Entries taken from a collection
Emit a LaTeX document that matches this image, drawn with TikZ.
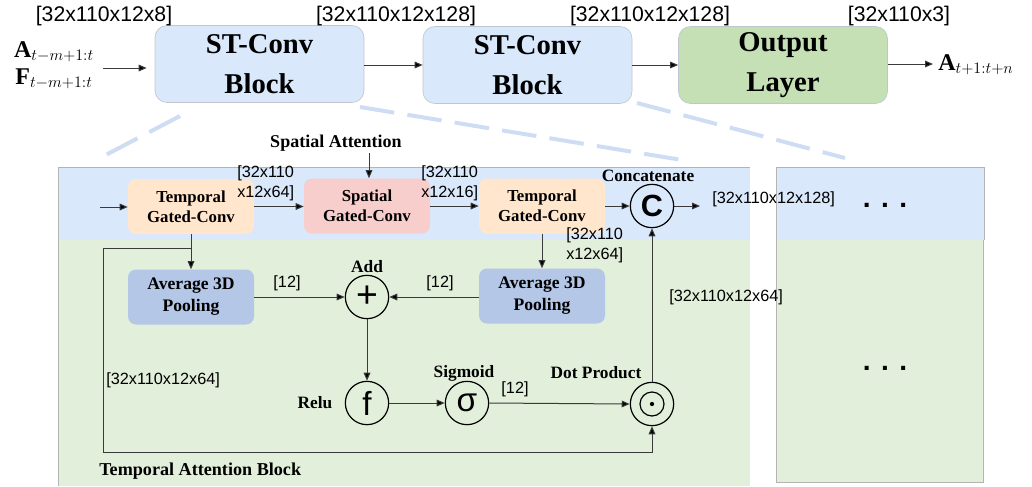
\documentclass[tikz,border=0pt]{standalone}
\usepackage{fontspec}
\setmainfont{Liberation Serif}
\newfontfamily\arial{Liberation Sans}
\usetikzlibrary{arrows.meta}
\definecolor{stblue}{HTML}{DAE8FC}
\definecolor{outgreen}{HTML}{C5E0B4}
\definecolor{tgc}{HTML}{FFE6CC}
\definecolor{sgc}{HTML}{F8CECC}
\definecolor{apool}{HTML}{B4C7E7}
\definecolor{bandblue}{HTML}{DAE8FC}
\definecolor{bandgreen}{HTML}{E2EFDA}
\definecolor{zoomline}{HTML}{CFDDF4}
\definecolor{panelgray}{HTML}{B4B4B4}
\definecolor{boxgray}{HTML}{BFC6D0}
\definecolor{linegray}{HTML}{3A3A3A}
\begin{document}
\begin{tikzpicture}[x=0.75pt,y=-0.75pt,
  stblock/.style={rectangle, rounded corners=9pt, fill=stblue, draw=boxgray, line width=0.5pt,
    minimum width=156.75pt, minimum height=57.75pt, align=center,
    font=\fontsize{21.5}{30}\selectfont\bfseries},
  ibox/.style={rectangle, rounded corners=6pt, minimum width=94.5pt, minimum height=41.25pt,
    align=center, inner sep=0pt, font=\fontsize{12.6}{15}\selectfont\bfseries},
  op/.style={circle, draw=black, line width=0.9pt, minimum size=32.5pt, inner sep=0pt,
    font=\arial\fontsize{25}{25}\selectfont},
  toplab/.style={font=\arial\fontsize{15.9}{18}\selectfont, inner sep=0pt},
  lab/.style={font=\arial\fontsize{12.2}{15}\selectfont, inner sep=0pt, align=left},
  bl/.style={font=\fontsize{13}{15}\selectfont\bfseries, inner sep=0pt},
  mathlab/.style={inner sep=0pt, font=\fontsize{18}{18}\selectfont},
  arr/.style={draw=linegray, line width=0.75pt, -{Triangle[length=6pt,width=5pt,fill=black]}},
  zoomdash/.style={draw=zoomline, line width=3pt, dash pattern=on 26pt off 10pt},
  dotsl/.style={font=\arial\bfseries\fontsize{21}{21}\selectfont, inner sep=0pt, anchor=base}
]
\useasboundingbox (0,0) rectangle (1032,486);

% panels
\fill[bandgreen] (58,240) rectangle (750,486);
\fill[bandblue] (58,167) rectangle (750,240);
\draw[panelgray, line width=0.6pt] (58,486) -- (58,167) -- (750,167);
\fill[bandgreen] (776,240) rectangle (983,482);
\fill[bandblue] (776,167) rectangle (984,240);
\draw[panelgray, line width=0.6pt] (776,482) -- (776,167) -- (984,167) -- (984,240);
\draw[panelgray, line width=0.6pt] (983,240) -- (983,482) -- (776,482);

% zoom lines
\coordinate (z1s) at (180,116); \coordinate (z1e) at (100,158);
\coordinate (z2s) at (360,107); \coordinate (z2e) at (682,160);
\coordinate (z3s) at (637,103); \coordinate (z3e) at (845,158);
\draw[zoomdash] (z1s) -- (z1e);
\draw[zoomdash] (z2s) -- (z2e);
\draw[zoomdash] (z3s) -- (z3e);

% top row
\node[stblock] (b1) at (259.5,64) {ST-Conv\\Block};
\node[stblock] (b2) at (527.5,65) {ST-Conv\\Block};
\node[stblock, fill=outgreen] (out) at (783,65) {Output\\Layer};

\node[toplab] (l1) at (104,16) {[32x110x12x8]};
\node[toplab] (l2) at (396,16) {[32x110x12x128]};
\node[toplab] (l3) at (650,16) {[32x110x12x128]};
\node[toplab] (l4) at (899,16) {[32x110x3]};

\node[mathlab, anchor=base] (inA) at (54,57) {$\mathbf{A}_{t-m+1:t}$};
\node[mathlab, anchor=base] (inF) at (54,84) {$\mathbf{F}_{t-m+1:t}$};
\node[mathlab, anchor=base west] (outA) at (938,70) {$\mathbf{A}_{t+1:t+n}$};

\coordinate (inS) at (103,68);
\draw[arr, shorten >=6pt] (inS) -- (b1.west |- inS);
\draw[arr] (b1.east |- 0,65) -- (b2.west |- 0,65);
\draw[arr] (b2.east |- 0,65) -- (out.west |- 0,65);
\coordinate (outT) at (933,64);
\draw[arr] (out.east |- outT) -- (outT);

% inner row
\node[ibox, fill=tgc] (tg1) at (191,206.5) {Temporal\\Gated-Conv};
\node[ibox, fill=sgc] (sg) at (367,206) {Spatial\\Gated-Conv};
\node[ibox, fill=tgc] (tg2) at (542,206) {Temporal\\Gated-Conv};
\node[ibox, fill=apool, font=\fontsize{13.2}{16.5}\selectfont\bfseries] (ap1) at (191,297) {Average 3D\\Pooling};
\node[ibox, fill=apool, font=\fontsize{13.2}{16.5}\selectfont\bfseries] (ap2) at (542,296) {Average 3D\\Pooling};

\node[op, font=\arial\fontsize{28}{28}\selectfont] (add) at (367,297) {+};
\node[op, font=\arial\bfseries\fontsize{23}{23}\selectfont] (cat) at (652,206) {C};
\node[op] (relu) at (367,403) {f};
\node[op] (sig) at (467,403) {σ};
\node[op] (dot) at (652,404) {};
\draw[line width=0.9pt] (dot.center) circle[radius=9pt];
\fill (dot.center) circle[radius=1.6pt];

% labels
\node[bl, font=\fontsize{13.5}{15}\selectfont\bfseries] (sa) at (336,143) {Spatial Attention};
\node[bl] (catl) at (648,176) {Concatenate};
\node[bl] (addl) at (367,267) {Add};
\node[bl] (relul) at (315,403) {Relu};
\node[bl] (sigl) at (464,373) {Sigmoid};
\node[bl] (dotl) at (596,373) {Dot Product};
\node[bl, anchor=west, font=\fontsize{13.6}{15}\selectfont\bfseries] (tab) at (99,471) {Temporal Attention Block};

\node[lab, anchor=west] (d1) at (237,183) {[32x110\\x12x64]};
\node[lab, anchor=west] (d2) at (421,183) {[32x110\\x12x16]};
\node[lab, anchor=west] (d3) at (566,245) {[32x110\\x12x64]};
\node[lab, anchor=west] (d4) at (712,199) {[32x110x12x128]};
\node[lab, anchor=west] (d5) at (669,297) {[32x110x12x64]};
\node[lab, anchor=west] (d6) at (106,380) {[32x110x12x64]};
\node[lab] (d7) at (287,283) {[12]};
\node[lab] (d8) at (440,283) {[12]};
\node[lab] (d9) at (515,389) {[12]};

\node[dotsl] (dots1) at (885,207.5) {. . .};
\node[dotsl] (dots2) at (885,370.5) {. . .};

% connectors
\coordinate (inS2) at (100,207);
\draw[arr] (inS2) -- (tg1.west |- inS2);
\draw[arr] (tg1.east) -- (sg.west |- tg1.east);
\draw[arr] (sg.east) -- (tg2.west |- sg.east);
\draw[arr] (tg2.east) -- (cat.west);
\coordinate (catOut) at (700,206);
\draw[arr] (cat.east) -- (catOut);
\coordinate (saS) at (369,153);
\draw[arr] (saS) -- (saS |- sg.north);
\draw[arr] (tg1.south) -- (ap1.north);
\draw[arr] (tg2.south) -- (ap2.north);
\draw[arr] (ap1.east |- add) -- (add.west);
\draw[arr] (ap2.west |- add) -- (add.east);
\draw[arr] (add.south) -- (relu.north);
\draw[arr] (relu.east) -- (sig.west);
\draw[arr] (sig.east) -- (dot.west);
\draw[arr] (dot.north) -- (cat.south);
\coordinate (fbL) at (103,248);
\coordinate (fbB) at (103,452);
\draw[arr] (tg1.south |- fbL) -- (fbL) -- (fbB) -| (dot.south);
\end{tikzpicture}
\end{document}
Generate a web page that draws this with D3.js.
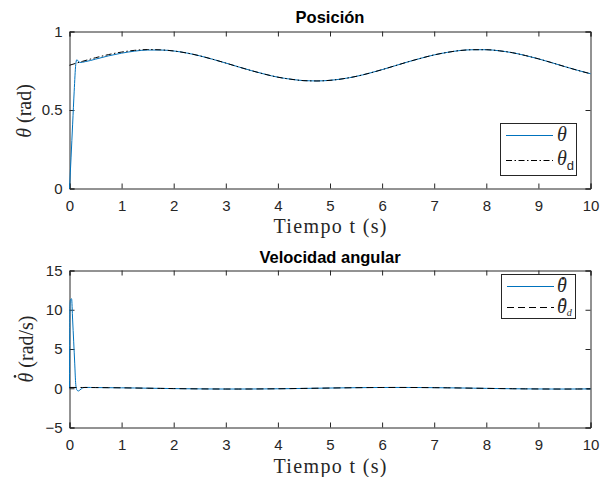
<!DOCTYPE html>
<html>
<head>
<meta charset="utf-8">
<script src="https://cdn.jsdelivr.net/npm/d3@7"></script>
<style>
  body { margin: 0; background: #fff; }
  .axis text { font-family: "Liberation Sans", Arial, sans-serif; font-size: 15px; fill: #262626; }
  .axis path, .axis line { stroke: #262626; }
  .title { font-family: "Liberation Sans", Arial, sans-serif; font-weight: bold; font-size: 16.5px; fill: #000; }
  .lab { font-family: "Liberation Serif", "Times New Roman", serif; font-size: 20px; fill: #262626; }
</style>
</head>
<body>
<svg id="chart" width="607" height="477"></svg>
<script>
// reference (desired) signals, sampled every 0.25 s
var tRef = [0, 0.25, 0.5, 0.75, 1, 1.25, 1.5, 1.75, 2, 2.25, 2.5, 2.75, 3, 3.25, 3.5, 3.75, 4, 4.25, 4.5, 4.75,
  5, 5.25, 5.5, 5.75, 6, 6.25, 6.5, 6.75, 7, 7.25, 7.5, 7.75, 8, 8.25, 8.5, 8.75, 9, 9.25, 9.5, 9.75, 10];
var thetaD = [0.785, 0.810, 0.833, 0.853, 0.869, 0.880, 0.885, 0.883, 0.876, 0.863, 0.845, 0.823, 0.799, 0.774,
  0.750, 0.728, 0.709, 0.696, 0.687, 0.685, 0.689, 0.699, 0.714, 0.734, 0.757, 0.782, 0.807, 0.830, 0.851,
  0.867, 0.879, 0.884, 0.884, 0.877, 0.865, 0.847, 0.826, 0.802, 0.777, 0.753, 0.731];
var omegaD = [0.100, 0.097, 0.088, 0.073, 0.054, 0.032, 0.007, -0.018, -0.042, -0.063, -0.080, -0.092, -0.099,
  -0.099, -0.094, -0.082, -0.065, -0.045, -0.021, 0.004, 0.028, 0.051, 0.071, 0.086, 0.096, 0.100, 0.098,
  0.090, 0.075, 0.057, 0.035, 0.010, -0.015, -0.039, -0.060, -0.078, -0.091, -0.098, -0.100, -0.094, -0.084];

// measured signals (dense at start-up)
var tTheta = [0, 0.03, 0.06, 0.09, 0.12, 0.14, 0.17, 0.2, 0.25, 0.3, 0.4, 0.5, 0.75, 1, 1.25, 1.5, 1.75, 2,
  2.25, 2.5, 2.75, 3, 3.25, 3.5, 3.75, 4, 4.25, 4.5, 4.75, 5, 5.25, 5.5, 5.75, 6, 6.25, 6.5, 6.75, 7, 7.25,
  7.5, 7.75, 8, 8.25, 8.5, 8.75, 9, 9.25, 9.5, 9.75, 10];
var theta = [0, 0.20, 0.41, 0.62, 0.79, 0.82, 0.81, 0.803, 0.804, 0.808, 0.815, 0.824, 0.845, 0.862, 0.875,
  0.882, 0.882, 0.876, 0.863, 0.845, 0.823, 0.799, 0.774, 0.750, 0.728, 0.709, 0.696, 0.687, 0.685, 0.689,
  0.699, 0.714, 0.734, 0.757, 0.782, 0.807, 0.830, 0.851, 0.867, 0.879, 0.884, 0.884, 0.877, 0.865, 0.847,
  0.826, 0.802, 0.777, 0.753, 0.731];
var tOmega = [0, 0.008, 0.02, 0.04, 0.06, 0.08, 0.1, 0.12, 0.14, 0.17, 0.2, 0.25, 0.3, 0.4, 0.5, 0.75, 1,
  1.25, 1.5, 1.75, 2, 2.25, 2.5, 2.75, 3, 3.25, 3.5, 3.75, 4, 4.25, 4.5, 4.75, 5, 5.25, 5.5, 5.75, 6, 6.25,
  6.5, 6.75, 7, 7.25, 7.5, 7.75, 8, 8.25, 8.5, 8.75, 9, 9.25, 9.5, 9.75, 10];
var omega = [0, 10.5, 11.3, 11.4, 8.7, 6.0, 3.2, 0.5, -0.2, -0.35, -0.22, 0.03, 0.11, 0.10, 0.088, 0.073,
  0.054, 0.032, 0.007, -0.018, -0.042, -0.063, -0.080, -0.092, -0.099, -0.099, -0.094, -0.082, -0.065,
  -0.045, -0.021, 0.004, 0.028, 0.051, 0.071, 0.086, 0.096, 0.100, 0.098, 0.090, 0.075, 0.057, 0.035,
  0.010, -0.015, -0.039, -0.060, -0.078, -0.091, -0.098, -0.100, -0.094, -0.084];

var xTicks = [0, 1, 2, 3, 4, 5, 6, 7, 8, 9, 10];
var yTicksPos = [0, 0.5, 1];
var yTicksVel = [-5, 0, 5, 10, 15];

var svg = d3.select("#chart");
var left = 69.5, right = 590.5;
var blue = "#0072BD";

var x = d3.scaleLinear().domain([0, 10]).range([left, right]);

function panel(top, bottom, yDomain, yTicks, yFmt) {
  var y = d3.scaleLinear().domain(yDomain).range([bottom, top]);
  var g = svg.append("g");
  g.append("rect").attr("x", left).attr("y", top).attr("width", right - left).attr("height", bottom - top)
    .attr("fill", "#fff");
  g.append("g").attr("class", "axis").attr("transform", "translate(0," + bottom + ")")
    .call(d3.axisBottom(x).tickValues(xTicks).tickSize(-5).tickPadding(12).tickFormat(d3.format("d")));
  g.append("g").attr("class", "axis").attr("transform", "translate(0," + top + ")")
    .call(d3.axisTop(x).tickValues(xTicks).tickSize(-5).tickFormat(""));
  g.append("g").attr("class", "axis").attr("transform", "translate(" + left + ",0)")
    .call(d3.axisLeft(y).tickValues(yTicks).tickSize(-5).tickPadding(7).tickFormat(yFmt));
  g.append("g").attr("class", "axis").attr("transform", "translate(" + right + ",0)")
    .call(d3.axisRight(y).tickValues(yTicks).tickSize(-5).tickFormat(""));
  g.selectAll(".axis path").attr("stroke-width", 1);
  return { g: g, y: y };
}

function drawLine(p, ts, vs, color, dash) {
  var line = d3.line().x(function (d, i) { return x(ts[i]); }).y(function (d) { return p.y(d); })
    .curve(d3.curveMonotoneX);
  p.g.append("path").datum(vs).attr("d", line).attr("fill", "none").attr("stroke", color)
    .attr("stroke-width", 1).attr("stroke-dasharray", dash);
}

// theta with a dot above it (LaTeX \dot{\theta}), then optional subscript and suffix
function dotTheta(parent, size, sub, suffix) {
  var t = parent.append("text").attr("class", "lab").attr("font-size", size);
  var th = t.append("tspan").attr("font-style", "italic").text("θ");
  if (sub) t.append("tspan").attr("dy", size * 0.2).attr("font-size", size * 0.68)
    .attr("font-style", "italic").text(sub);
  if (suffix) t.append("tspan").attr("dy", sub ? -size * 0.2 : 0).text(suffix);
  var w = th.node().getComputedTextLength();
  parent.append("circle").attr("cx", w * 0.62).attr("cy", -size * 0.9).attr("r", Math.max(1.2, size * 0.065))
    .attr("fill", "#262626");
  return t;
}

// ---- top: position
var p1 = panel(31.5, 188.5, [0, 1], yTicksPos, function (d) { return d === 0.5 ? "0.5" : d; });
drawLine(p1, tTheta, theta, blue, null);
drawLine(p1, tRef, thetaD, "#000", "6,2.5,1.5,2.5");

svg.append("text").attr("class", "title").attr("x", 330).attr("y", 23).attr("text-anchor", "middle").text("Posición");
svg.append("text").attr("class", "lab").attr("x", 330).attr("y", 233).attr("text-anchor", "middle")
  .attr("textLength", 113).text("Tiempo t (s)");
var yl1 = svg.append("text").attr("class", "lab").attr("transform", "translate(31,111) rotate(-90)")
  .attr("text-anchor", "middle");
yl1.append("tspan").attr("font-style", "italic").text("θ");
yl1.append("tspan").text(" (rad)");

// legend top
var lg1 = svg.append("g");
lg1.append("rect").attr("x", 500.5).attr("y", 123.5).attr("width", 76).attr("height", 52)
  .attr("fill", "#fff").attr("stroke", "#262626").attr("stroke-width", 1);
lg1.append("line").attr("x1", 506).attr("x2", 553).attr("y1", 135.5).attr("y2", 135.5)
  .attr("stroke", blue).attr("stroke-width", 1);
lg1.append("line").attr("x1", 506).attr("x2", 553).attr("y1", 160.5).attr("y2", 160.5)
  .attr("stroke", "#000").attr("stroke-width", 1).attr("stroke-dasharray", "6,2.5,1.5,2.5");
lg1.append("text").attr("class", "lab").attr("x", 557).attr("y", 141).attr("font-size", 17)
  .attr("font-style", "italic").text("θ");
var ld = lg1.append("text").attr("class", "lab").attr("x", 557).attr("y", 165).attr("font-size", 17);
ld.append("tspan").attr("font-style", "italic").text("θ");
ld.append("tspan").attr("dy", 5).attr("font-family", "Liberation Sans, Arial, sans-serif").attr("font-size", 13).text("d");

// ---- bottom: angular velocity
var p2 = panel(270.5, 427.5, [-5, 15], yTicksVel, d3.format("d"));
drawLine(p2, tOmega, omega, blue, null);
drawLine(p2, tRef, omegaD, "#000", "7,4");

svg.append("text").attr("class", "title").attr("x", 330).attr("y", 263).attr("text-anchor", "middle").text("Velocidad angular");
svg.append("text").attr("class", "lab").attr("x", 330).attr("y", 473).attr("text-anchor", "middle")
  .attr("textLength", 113).text("Tiempo t (s)");

var yl2g = svg.append("g").attr("transform", "translate(33,349) rotate(-90)");
var yl2 = yl2g.append("g");
dotTheta(yl2, 20, null, " (rad/s)");
var bw = yl2.select("text").node().getComputedTextLength();
yl2.attr("transform", "translate(" + (-bw / 2) + ",0)");

// legend bottom
var lg2 = svg.append("g");
lg2.append("rect").attr("x", 501.5).attr("y", 274.5).attr("width", 74).attr("height", 44)
  .attr("fill", "#fff").attr("stroke", "#262626").attr("stroke-width", 1);
lg2.append("line").attr("x1", 507).attr("x2", 554).attr("y1", 286.5).attr("y2", 286.5)
  .attr("stroke", blue).attr("stroke-width", 1);
lg2.append("line").attr("x1", 507).attr("x2", 554).attr("y1", 307.5).attr("y2", 307.5)
  .attr("stroke", "#000").attr("stroke-width", 1).attr("stroke-dasharray", "7,4");
dotTheta(lg2.append("g").attr("transform", "translate(557,292)"), 15, null, null);
dotTheta(lg2.append("g").attr("transform", "translate(557,313)"), 15, "d", null);
</script>
</body>
</html>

Aim —
Copy all lines of the material above where the string "that" occurs.

Full output —
Emit a LaTeX document that matches this image, drawn with TikZ.
Generate a web page that draws this with D3.js.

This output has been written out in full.